I raise an eyebrow. “She’s always been like—”
“Since the moment she found out he was a boy,” Ellie says. “June and Robin had their sons, and there was a weird… competition between my daughters. Dawn was jealous. I knew that. So, when she found out about Teddy, it was like the earth shifted.”
“But why?” I ask, bewildered, but also in denial. “Why was a son so important to her?”
“I think you know why, Indie. You’re a smart girl,” Ellie smiles sadly.
I nod.
Ellie smiles fondly now, “Teddy always loved his Grandpop. Ted was Teddy’s favorite person in the world. Those two were attached at the hip.”
I smile at the loving expression on Ellie’s face.
“But it was like a tug of war growing up with them. Judd was always at work, and when he’s home—well, you’ve seen him.”
I have.
Sitting on his recliner in the living room, watching television as he’s waited on hand and foot by Dawn.
“Felt like every time Teddy would come over to our house, we were focused on deprogramming him. He would yell for his sisters to get him a drink or demand one of their toys or a snack, and Ted and I would firmly shut that down. And made sure the girls knew to shut it down, too. ‘You can walk your little bird legs into the kitchen and get it yourself!’”
Ellie and I share a laugh at that, Ellie coughing slightly, which wipes all the humor from my face. “Ellie—”
“Our children are blank slates,” she says, gently cutting me off before I can speak about a doctor’s visit.
“And they need to be guided, but ultimately, they’re going to make their own choices.
As a parent, you just want to make sure that you give them the tools to choose right.
And the humility to apologize when they choose wrong. ”
Ellie leans forward, both hands holding mine, and she whispers.

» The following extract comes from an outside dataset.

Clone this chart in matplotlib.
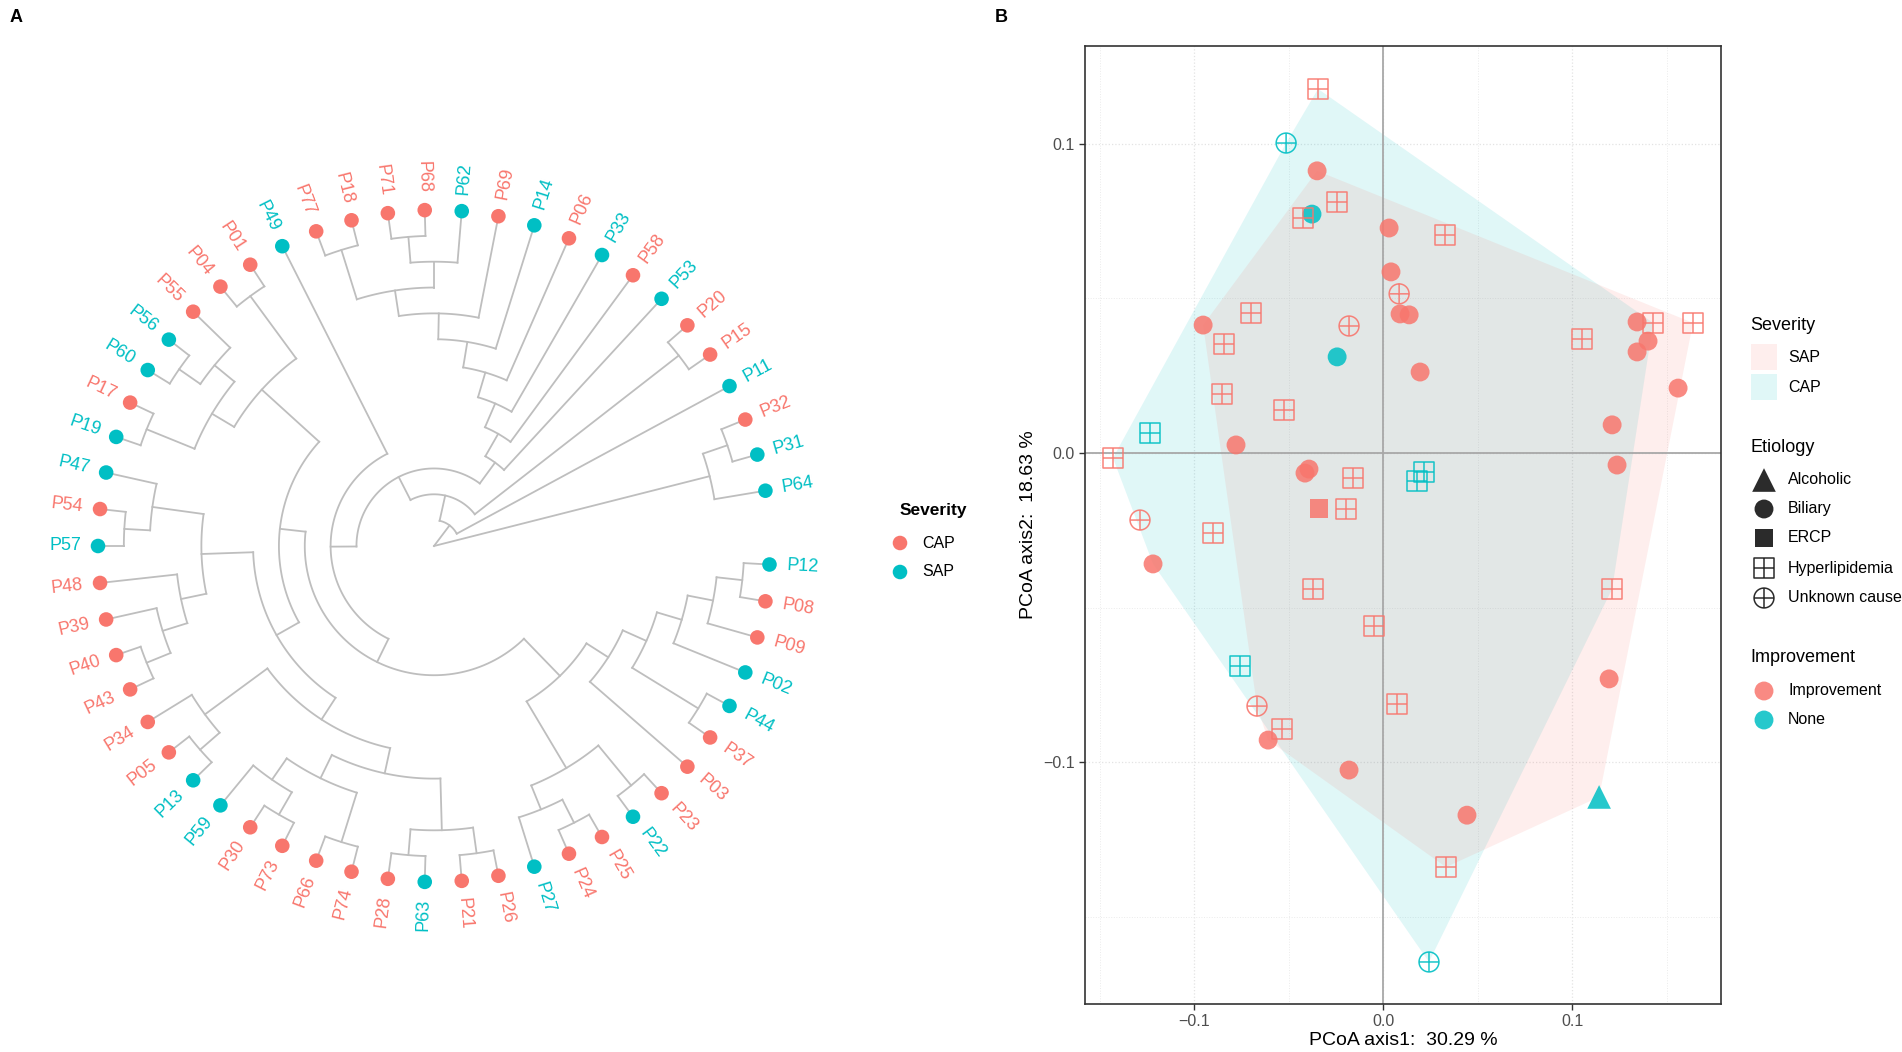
import numpy as np
import matplotlib
matplotlib.use("Agg")
import matplotlib.pyplot as plt
from matplotlib.path import Path
from matplotlib.transforms import Affine2D
from matplotlib.patches import Polygon, Rectangle

plt.rcParams["font.family"] = ["Liberation Sans", "DejaVu Sans"]

PINK = "#F8766D"
CYAN = "#00BFC4"
TREE_GRAY = "#BEBEBE"

# ─── Panel A: clustering tree (cladogram, leaf order as in the figure) ────────
CL_A  = "(P64,(P31,P32))"
CL_B  = "(P15,P20)"
CL_M  = "((P62,(P68,P71)),(P18,P77))"
CL_L  = "(P53,(P58,(P33,(P06,(P14,(P69," + CL_M + "))))))"
CL_G1 = "((P01,P04),((P55,(P56,P60)),(P17,P19)))"
CL_G2 = "((P47,(P54,P57)),(P48,(P39,(P40,P43))))"
CL_Q1 = "(P34,(P05,P13))"
CL_Q2 = "(((P59,(P30,P73)),(P66,P74)),((P28,P63),(P21,P26)))"
CL_V1 = "((P27,(P24,P25)),(P22,P23))"
CL_V2 = "(P03,((P37,P44),(P02,(P09,(P08,P12)))))"
CL_U  = "(" + CL_G1 + ",(" + CL_G2 + ",(" + CL_Q1 + "," + CL_Q2 + ")))"
CL_Z  = "(P49,(" + CL_U + ",(" + CL_V1 + "," + CL_V2 + ")))"
TREE  = "(" + CL_A + ",(P11,(" + CL_B + ",(" + CL_L + "," + CL_Z + "))))"

SAP_TIPS = ["P64", "P31", "P11", "P53", "P33", "P14", "P62", "P49", "P56", "P60",
            "P19", "P47", "P57", "P13", "P59", "P63", "P27", "P22", "P44", "P02", "P12"]

# ─── Panel B: PCoA ordination ─────────────────────────────────────────────────
PCOA1 = [-0.0344, -0.0513, -0.0349, -0.0376, -0.0423, -0.0243, 0.0032, 0.0328,
         0.0042, 0.0085, 0.0090, 0.0138, -0.0180, -0.0243, 0.0196, -0.0952,
         -0.0698, -0.0841, -0.0852, -0.0524, -0.1233, -0.0778, -0.1429, -0.0413,
         -0.0392, -0.0159, 0.0217, 0.0180, -0.0339, -0.0196, -0.1286, -0.0899,
         -0.1217, -0.0370, -0.0048, -0.0757, -0.0667, -0.0534, -0.0608, -0.0180,
         0.0074, 0.0444, 0.0333, 0.0243, 0.1143, 0.1196, 0.1212, 0.1238,
         0.1212, 0.1053, 0.1344, 0.1429, 0.1402, 0.1344, 0.1640, 0.1561]
PCOA2 = [0.1178, 0.1003, 0.0913, 0.0773, 0.0761, 0.0812, 0.0728, 0.0706,
         0.0586, 0.0515, 0.0450, 0.0447, 0.0411, 0.0311, 0.0262, 0.0414,
         0.0453, 0.0353, 0.0191, 0.0139, 0.0065, 0.0026, -0.0016, -0.0065,
         -0.0052, -0.0081, -0.0061, -0.0091, -0.0181, -0.0181, -0.0217, -0.0259,
         -0.0359, -0.0440, -0.0560, -0.0689, -0.0819, -0.0893, -0.0929, -0.1026,
         -0.0812, -0.1172, -0.1340, -0.1647, -0.1113, -0.0731, -0.0440, -0.0039,
         0.0091, 0.0369, 0.0424, 0.0421, 0.0362, 0.0327, 0.0421, 0.0210]
ETIOLOGY = ["Hyperlipidemia", "Unknown cause", "Biliary", "Biliary", "Hyperlipidemia",
            "Hyperlipidemia", "Biliary", "Hyperlipidemia", "Biliary", "Unknown cause",
            "Biliary", "Biliary", "Unknown cause", "Biliary", "Biliary", "Biliary",
            "Hyperlipidemia", "Hyperlipidemia", "Hyperlipidemia", "Hyperlipidemia",
            "Hyperlipidemia", "Biliary", "Hyperlipidemia", "Biliary", "Biliary",
            "Hyperlipidemia", "Hyperlipidemia", "Hyperlipidemia", "ERCP", "Hyperlipidemia",
            "Unknown cause", "Hyperlipidemia", "Biliary", "Hyperlipidemia", "Hyperlipidemia",
            "Hyperlipidemia", "Unknown cause", "Hyperlipidemia", "Biliary", "Biliary",
            "Hyperlipidemia", "Biliary", "Hyperlipidemia", "Unknown cause", "Alcoholic",
            "Biliary", "Hyperlipidemia", "Biliary", "Biliary", "Hyperlipidemia",
            "Biliary", "Hyperlipidemia", "Biliary", "Biliary", "Hyperlipidemia", "Biliary"]
IMPROVEMENT = ["Improvement"] * 56
for i in (1, 3, 13, 20, 26, 27, 35, 43, 44):
    IMPROVEMENT[i] = "None"
SEVERITY_B = ["CAP"] * 56
for i in (2, 6, 8, 14, 15, 21, 23, 25, 28, 33, 34, 36, 38, 39, 40, 41, 42, 44, 45, 54, 55):
    SEVERITY_B[i] = "SAP"

# ─── helpers ──────────────────────────────────────────────────────────────────
def parse_newick(s):
    pos = 0

    def node():
        nonlocal pos
        if s[pos] == "(":
            pos += 1
            kids = [node()]
            while s[pos] == ",":
                pos += 1
                kids.append(node())
            pos += 1
            return kids
        j = pos
        while j < len(s) and s[j] not in ",()":
            j += 1
        name = s[pos:j]
        pos = j
        return name
    return node()


def tip_names(n):
    return [n] if isinstance(n, str) else [t for c in n for t in tip_names(c)]


def height(n):
    return 0 if isinstance(n, str) else 1 + max(height(c) for c in n)


def convex_hull(pts):
    pts = sorted(set(pts))
    def cross(o, a, b):
        return (a[0] - o[0]) * (b[1] - o[1]) - (a[1] - o[1]) * (b[0] - o[0])
    lower, upper = [], []
    for p in pts:
        while len(lower) >= 2 and cross(lower[-2], lower[-1], p) <= 0:
            lower.pop()
        lower.append(p)
    for p in reversed(pts):
        while len(upper) >= 2 and cross(upper[-2], upper[-1], p) <= 0:
            upper.pop()
        upper.append(p)
    return lower[:-1] + upper[:-1]


cross_path = Path([(-0.5, 0), (0.5, 0), (0, -0.5), (0, 0.5)],
                  [Path.MOVETO, Path.LINETO, Path.MOVETO, Path.LINETO])
sq_path = Path.unit_rectangle().transformed(Affine2D().translate(-0.5, -0.5))
circ_path = Path.unit_circle().transformed(Affine2D().scale(0.5))
HYPER_MARK = Path.make_compound_path(sq_path, cross_path)
UNKNOWN_MARK = Path.make_compound_path(circ_path, cross_path)
ETIO_STYLE = {
    "Alcoholic":      dict(marker="^", s=290, filled=True),
    "Biliary":        dict(marker="o", s=185, filled=True),
    "ERCP":           dict(marker="s", s=185, filled=True),
    "Hyperlipidemia": dict(marker=HYPER_MARK, s=205, filled=False),
    "Unknown cause":  dict(marker=UNKNOWN_MARK, s=205, filled=False),
}

# ─── figure ───────────────────────────────────────────────────────────────────
W, H = 1902, 1052
fig = plt.figure(figsize=(W / 100, H / 100), dpi=100)

# Panel A ─ circular tree
CX, CY, R_TIP, R_AX = 434, 546, 336, 400
axA = fig.add_axes([(CX - R_AX) / W, (H - CY - R_AX) / H, 2 * R_AX / W, 2 * R_AX / H],
                   projection="polar")
axA.set_axis_off()

tree = parse_newick(TREE)
tips = tip_names(tree)
n_lev = height(tree)
axA.set_ylim(0, n_lev * R_AX / R_TIP)
step = 2 * np.pi / (len(tips) + 1)
tip_theta = {t: (k + 1.5) * step for k, t in enumerate(tips)}


def draw_node(n):
    if isinstance(n, str):
        return tip_theta[n], n_lev
    kids = [draw_node(c) for c in n]
    r = n_lev - height(n)
    th = [k[0] for k in kids]
    if r > 0:
        arc = np.linspace(min(th), max(th), 80)
        axA.plot(arc, np.full_like(arc, r), color=TREE_GRAY, lw=1.3, zorder=1)
    for t, rc in kids:
        axA.plot([t, t], [r, rc], color=TREE_GRAY, lw=1.3, zorder=1)
    return float(np.mean(th)), r


draw_node(tree)
r_lab = n_lev * (R_TIP + 17) / R_TIP
for t in tips:
    col = CYAN if t in SAP_TIPS else PINK
    th = tip_theta[t]
    axA.scatter([th], [n_lev], s=110, color=col, edgecolors="none", zorder=3)
    deg = np.degrees(th) % 360
    if 90 < deg < 270:
        rot, ha = deg - 180, "right"
    else:
        rot, ha = deg, "left"
    axA.text(th, r_lab, t, rotation=rot, ha=ha, va="center", rotation_mode="anchor",
             fontsize=13, color=col)

# Panel B ─ PCoA
axB = fig.add_axes([1085 / W, (H - 1004) / H, 636 / W, 958 / H])
axB.set_xlim(-0.1577, 0.1788)
axB.set_ylim(-0.1783, 0.1317)

for sev, col in (("CAP", CYAN), ("SAP", PINK)):
    pts = [(x, y) for x, y, s in zip(PCOA1, PCOA2, SEVERITY_B) if s == sev]
    axB.add_patch(Polygon(convex_hull(pts), closed=True, facecolor=col, alpha=0.12,
                          edgecolor="none", zorder=1))

axB.axhline(0, color="#A8A8A8", lw=1.3, zorder=1.5)
axB.axvline(0, color="#A8A8A8", lw=1.3, zorder=1.5)

for etio, st in ETIO_STYLE.items():
    for imp, col in (("Improvement", PINK), ("None", CYAN)):
        sel = [i for i in range(len(PCOA1)) if ETIOLOGY[i] == etio and IMPROVEMENT[i] == imp]
        if not sel:
            continue
        xs = [PCOA1[i] for i in sel]
        ys = [PCOA2[i] for i in sel]
        if st["filled"]:
            axB.scatter(xs, ys, marker=st["marker"], s=st["s"], color=col,
                        edgecolors="none", alpha=0.85, zorder=3)
        else:
            axB.scatter(xs, ys, marker=st["marker"], s=st["s"], facecolors="none",
                        edgecolors=col, linewidths=1.1, alpha=0.9, zorder=3)

axB.set_xticks([-0.1, 0.0, 0.1])
axB.set_yticks([-0.1, 0.0, 0.1])
axB.set_xticklabels(["\u22120.1", "0.0", "0.1"])
axB.set_yticklabels(["\u22120.1", "0.0", "0.1"])
axB.set_xticks([-0.15, -0.05, 0.05, 0.15], minor=True)
axB.set_yticks([-0.15, -0.05, 0.05], minor=True)
axB.tick_params(which="major", length=4, width=1, color="#333333",
                labelsize=11.5, labelcolor="#4D4D4D")
axB.tick_params(which="minor", length=0)
axB.grid(which="major", color="#E3E3E3", lw=0.9, ls=":", zorder=0)
axB.grid(which="minor", color="#EBEBEB", lw=0.7, ls=":", zorder=0)
axB.set_axisbelow(True)
for sp in axB.spines.values():
    sp.set_color("#333333")
    sp.set_linewidth(1.2)
axB.set_xlabel("PCoA axis1:  30.29 %", fontsize=14, labelpad=2)
axB.set_ylabel("PCoA axis2:  18.63 %", fontsize=14, labelpad=4)

# ─── legends and panel letters (pixel overlay) ────────────────────────────────
lay = fig.add_axes([0, 0, 1, 1])
lay.set_xlim(0, W)
lay.set_ylim(H, 0)
lay.set_axis_off()

lay.text(10, 17, "A", fontsize=13, fontweight="bold", va="center")
lay.text(995, 17, "B", fontsize=13, fontweight="bold", va="center")

# legend of panel A
lay.text(900, 511, "Severity", fontsize=12.5, fontweight="bold", va="center")
for yy, lab, col in ((543, "CAP", PINK), (572, "SAP", CYAN)):
    lay.scatter([900], [yy], s=110, color=col, edgecolors="none")
    lay.text(922, yy, lab, fontsize=11.5, va="center")

# legend of panel B
KX, TX = 1764, 1788
lay.text(1750, 326, "Severity", fontsize=13, va="center")
for yy, lab, col in ((357, "SAP", PINK), (387, "CAP", CYAN)):
    lay.add_patch(Rectangle((KX - 13, yy - 13), 26, 26, facecolor=col, alpha=0.12,
                            edgecolor="none"))
    lay.text(TX, yy, lab, fontsize=11.5, va="center")

lay.text(1750, 447, "Etiology", fontsize=13, va="center")
for yy, (etio, st) in zip((480, 509, 538, 568, 598), ETIO_STYLE.items()):
    if st["filled"]:
        lay.scatter([KX], [yy], marker=st["marker"], s=st["s"], color="#2B2B2B",
                    edgecolors="none")
    else:
        lay.scatter([KX], [yy], marker=st["marker"], s=st["s"], facecolors="none",
                    edgecolors="#2B2B2B", linewidths=1.1)
    lay.text(TX, yy, etio, fontsize=11.5, va="center")

lay.text(1750, 658, "Improvement", fontsize=13, va="center")
for yy, lab, col in ((691, "Improvement", PINK), (720, "None", CYAN)):
    lay.scatter([KX], [yy], s=185, color=col, alpha=0.85, edgecolors="none")
    lay.text(TX, yy, lab, fontsize=11.5, va="center")

fig.savefig("out.png", dpi=100)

“I’ve done everything I can for Teddy. You are the person he needs now,” Ellie smiles brightly, squeezing my hands. “You are the love of his life, Indie girl. If my damn cancer was good for one thing, it brought you into our lives. And you’ve painted it with so much color.”
“I don’t…” I trail off, feeling uncomfortable.
I don’t know what she sees. I cannot see what she sees, what Teddy sees. I like to think that I am a good girlfriend and that I treat Teddy well.
I’ve heard before that the most romantic way to love someone is to see them, not just look at them.
And I hope that Teddy knows I see him.
For someone who grew up unable to afford gifts for friends, and who didn’t have friends to buy gifts for, it’s become my favorite love language.
For Teddy’s birthday, I bought him a whole new pack of charcoal last month and a brand-new, engraved, leather-bound sketchbook.
I bought him a couple of books on famous artists, their portfolios, and techniques.
His eyes pooled with tears when he opened it at dinner with his friends, and he kissed me hard in front of all of them.
I’ve already bought our flights for London, and I'm excited to surprise him with the first-class tickets. I’ve decided to go all out, especially since I’ll be with Teddy and I want to spoil him a bit.
The closer the vacation gets, the more excited I am.
And then finally, the fixer-upper we toured on a whim in Cape May for my interview last month. Teddy and I walked through the house, and he described all the ways he could make it our dream home while preserving its original, historic bones.
“Don’t doubt yourself, Indie,” Ellie leans forward, holding heavy eye contact. “And do not make yourself smaller to fit in here.”